▶ [What needs to be done]
Your output is the lines from the first one to the one containing "0.9], [0.535, 268.5]]", repeated exactly, with images left out.

____________

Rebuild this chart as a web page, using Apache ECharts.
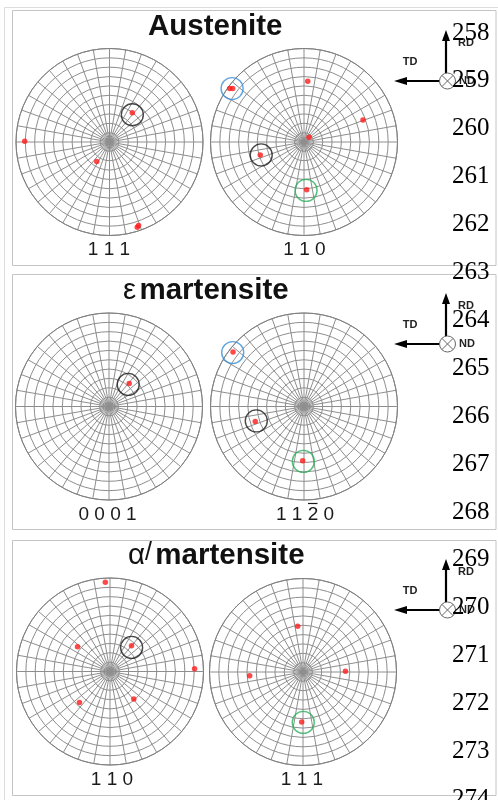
<!DOCTYPE html>
<html>
<head>
<meta charset="utf-8">
<script src="https://cdn.jsdelivr.net/npm/echarts@6/dist/echarts.min.js"></script>
<style>
  html, body { margin: 0; padding: 0; background: #fff; }
  #chart { width: 498px; height: 800px; }
</style>
</head>
<body>
<div id="chart"></div>
<script>
// poles as [radius (fraction of net radius), azimuth in deg, ccw from the right]
const austenite111 = [[0.396, 52.0], [0.907, 179.5], [0.249, 236.7], [0.960, 288.0], [0.945, 289.2]]
const austenite110 = [[0.979, 144.3], [0.953, 143.2], [0.650, 86.5], [0.673, 20.4], [0.073, 43.0], [0.488, 196.5], [0.511, 273.2]]
const epsilon0001 = [[0.328, 48.8]]
const epsilon1120 = [[0.957, 142.5], [0.546, 197.2], [0.580, 268.6]]
const alpha110 = [[0.957, 93.0], [0.436, 142.8], [0.359, 50.1], [0.905, 1.9], [0.466, 225.5], [0.390, 310.8]]
const alpha111 = [[0.493, 96.6], [0.572, 184.0], [0.454, 0.9], [0.535, 268.5]]

// marker rings [radius, azimuth, colour key]
const rings111 = [[0.380, 50.0, 'k']]
const rings110 = [[0.958, 143.4, 'b'], [0.478, 196.8, 'k'], [0.518, 272.4, 'g']]
const rings0001 = [[0.313, 49.0, 'k']]
const rings1120 = [[0.956, 142.9, 'b'], [0.533, 196.8, 'k'], [0.587, 269.3, 'g']]
const ringsA110 = [[0.346, 48.1, 'k']]
const ringsA111 = [[0.539, 270.3, 'g']]

const titles = ['Austenite', 'ε martensite', 'α/ martensite']
const poleLabels = ['1 1 1', '1 1 0', '0 0 0 1', '1 1 2 0', '1 1 0', '1 1 1']
const lineNumbers = [258, 259, 260, 261, 262, 263, 264, 265, 266, 267, 268, 269, 270, 271, 272, 273, 274]

const poles = [austenite111, austenite110, epsilon0001, epsilon1120, alpha110, alpha111]
const rings = [rings111, rings110, rings0001, rings1120, ringsA110, ringsA111]
const RING_COLORS = { k: '#1a1a1a', b: '#3a8fd6', g: '#2bb05a' }

const centers = [[109.5, 142], [304, 142], [109, 406.5], [304, 406.5], [110, 671.5], [303, 672]]
const R = 93.5
const panelTops = [10.5, 274.5, 540.5]
const arrowY = [81, 344, 610]
const titleX = [148, 123, 128]
const titleY = [26.5, 290.5, 556]
const labelY = [250, 515, 780]
const labelX = [109, 304.5, 107.5, 305, 112, 302]

const chart = echarts.init(document.getElementById('chart'))

const gridLine = { color: '#8e8e8e', width: 1 }
const polar = centers.map(c => ({ center: c, radius: R }))
const angleAxis = centers.map((c, i) => ({
  polarIndex: i, type: 'value', min: 0, max: 360, interval: 10,
  startAngle: 0, clockwise: false,
  axisLine: { show: true, lineStyle: { color: '#808080', width: 1 } },
  axisTick: { show: false }, axisLabel: { show: false },
  splitLine: { show: true, lineStyle: gridLine },
}))
const radiusAxis = centers.map((c, i) => ({
  polarIndex: i, type: 'value', min: 0, max: 1, interval: 0.1,
  axisLine: { show: false }, axisTick: { show: false }, axisLabel: { show: false },
  splitLine: { show: true, lineStyle: gridLine },
}))

const series = []
rings.forEach((list, i) => {
  series.push({
    type: 'scatter', coordinateSystem: 'polar', polarIndex: i,
    symbol: 'circle', symbolSize: 22, silent: true, z: 3,
    data: list.map(d => ({
      value: [d[0], d[1]],
      itemStyle: { color: 'rgba(0,0,0,0)', borderColor: RING_COLORS[d[2]], borderWidth: 1.4 },
    })),
  })
})
poles.forEach((list, i) => {
  series.push({
    type: 'scatter', coordinateSystem: 'polar', polarIndex: i,
    symbol: 'circle', symbolSize: 5.5, silent: true, z: 4,
    itemStyle: { color: '#ff1a1a' },
    data: list,
  })
})

const graphic = []
// page edges + panel frames
graphic.push({ type: 'line', shape: { x1: 4.5, y1: 7.5, x2: 498, y2: 7.5 }, style: { stroke: '#dcdcdc', lineWidth: 1 } })
graphic.push({ type: 'line', shape: { x1: 4.5, y1: 7.5, x2: 4.5, y2: 800 }, style: { stroke: '#dcdcdc', lineWidth: 1 } })
panelTops.forEach(t => {
  graphic.push({ type: 'rect', shape: { x: 12.5, y: t, width: 483.5, height: 255 }, style: { fill: 'none', stroke: '#c4c4c4', lineWidth: 1 } })
})

const titleRich = {
  b: { fontFamily: 'Liberation Sans', fontWeight: 'bold', fontSize: 29.5, fill: '#111' },
  r: { fontFamily: 'Liberation Sans', fontWeight: 'normal', fontSize: 29.5, fill: '#111' },
  s: { fontFamily: 'Liberation Sans', fontWeight: 'normal', fontSize: 25, fill: '#111', padding: [0, 0, 6, 0] },
}
const titleText = ['{b|Austenite}', '{r|ε} {b|martensite}', '{r|α}{s|/} {b|martensite}']
titles.forEach((t, i) => {
  graphic.push({
    type: 'text', x: titleX[i], y: titleY[i],
    style: { text: titleText[i], rich: titleRich, align: 'left', verticalAlign: 'middle' },
  })
})

poleLabels.forEach((t, i) => {
  graphic.push({
    type: 'text', x: labelX[i], y: labelY[Math.floor(i / 2)],
    style: { text: t, fontFamily: 'Liberation Sans', fontSize: 19, fill: '#1a1a1a', align: 'center', verticalAlign: 'middle' },
  })
})
// bar over the 2 in 1 1 2 0
graphic.push({ type: 'line', shape: { x1: 308, y1: 503.5, x2: 317.5, y2: 503.5 }, style: { stroke: '#1a1a1a', lineWidth: 1.2 } })

// RD / TD / ND sample axes
arrowY.forEach(cy => {
  const ax = 446, cx = 447.5, tip = cy - 51
  graphic.push({ type: 'line', shape: { x1: ax, y1: cy - 8, x2: ax, y2: tip + 8 }, style: { stroke: '#000', lineWidth: 2.2 } })
  graphic.push({ type: 'polygon', shape: { points: [[ax, tip], [ax - 4, tip + 11], [ax + 4, tip + 11]] }, style: { fill: '#000' } })
  graphic.push({ type: 'line', shape: { x1: cx - 8, y1: cy, x2: 404, y2: cy }, style: { stroke: '#000', lineWidth: 2.2 } })
  graphic.push({ type: 'polygon', shape: { points: [[394, cy], [407, cy - 4], [407, cy + 4]] }, style: { fill: '#000' } })
  graphic.push({ type: 'circle', shape: { cx: cx, cy: cy, r: 8 }, style: { fill: '#fff', stroke: '#666', lineWidth: 1 } })
  graphic.push({ type: 'line', shape: { x1: cx - 5.6, y1: cy - 5.6, x2: cx + 5.6, y2: cy + 5.6 }, style: { stroke: '#666', lineWidth: 1 } })
  graphic.push({ type: 'line', shape: { x1: cx - 5.6, y1: cy + 5.6, x2: cx + 5.6, y2: cy - 5.6 }, style: { stroke: '#666', lineWidth: 1 } })
  const small = { fontFamily: 'Liberation Sans', fontWeight: 'bold', fontSize: 11, fill: '#222', align: 'center', verticalAlign: 'middle' }
  graphic.push({ type: 'text', x: 410, y: cy - 19, style: { ...small, text: 'TD' } })
  graphic.push({ type: 'text', x: 466, y: tip + 13, style: { ...small, text: 'RD' } })
  graphic.push({ type: 'text', x: 467, y: cy, style: { ...small, text: 'ND' } })
})

// manuscript line numbers
lineNumbers.forEach((n, i) => {
  graphic.push({
    type: 'text', x: 452, y: 33 + i * 47.9, z: 100,
    style: { text: String(n), fontFamily: 'Liberation Serif', fontSize: 25, fill: '#000', align: 'left', verticalAlign: 'middle' },
  })
})

chart.setOption({
  animation: false,
  backgroundColor: '#fff',
  polar,
  angleAxis,
  radiusAxis,
  series,
  graphic,
})
window.addEventListener('resize', () => chart.resize())
</script>
</body>
</html>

____________

▶ [Result]
Rebuild this chart as a web page, using Apache ECharts.
<!DOCTYPE html>
<html>
<head>
<meta charset="utf-8">
<script src="https://cdn.jsdelivr.net/npm/echarts@6/dist/echarts.min.js"></script>
<style>
  html, body { margin: 0; padding: 0; background: #fff; }
  #chart { width: 498px; height: 800px; }
</style>
</head>
<body>
<div id="chart"></div>
<script>
// poles as [radius (fraction of net radius), azimuth in deg, ccw from the right]
const austenite111 = [[0.396, 52.0], [0.907, 179.5], [0.249, 236.7], [0.960, 288.0], [0.945, 289.2]]
const austenite110 = [[0.979, 144.3], [0.953, 143.2], [0.650, 86.5], [0.673, 20.4], [0.073, 43.0], [0.488, 196.5], [0.511, 273.2]]
const epsilon0001 = [[0.328, 48.8]]
const epsilon1120 = [[0.957, 142.5], [0.546, 197.2], [0.580, 268.6]]
const alpha110 = [[0.957, 93.0], [0.436, 142.8], [0.359, 50.1], [0.905, 1.9], [0.466, 225.5], [0.390, 310.8]]
const alpha111 = [[0.493, 96.6], [0.572, 184.0], [0.454, 0.9], [0.535, 268.5]]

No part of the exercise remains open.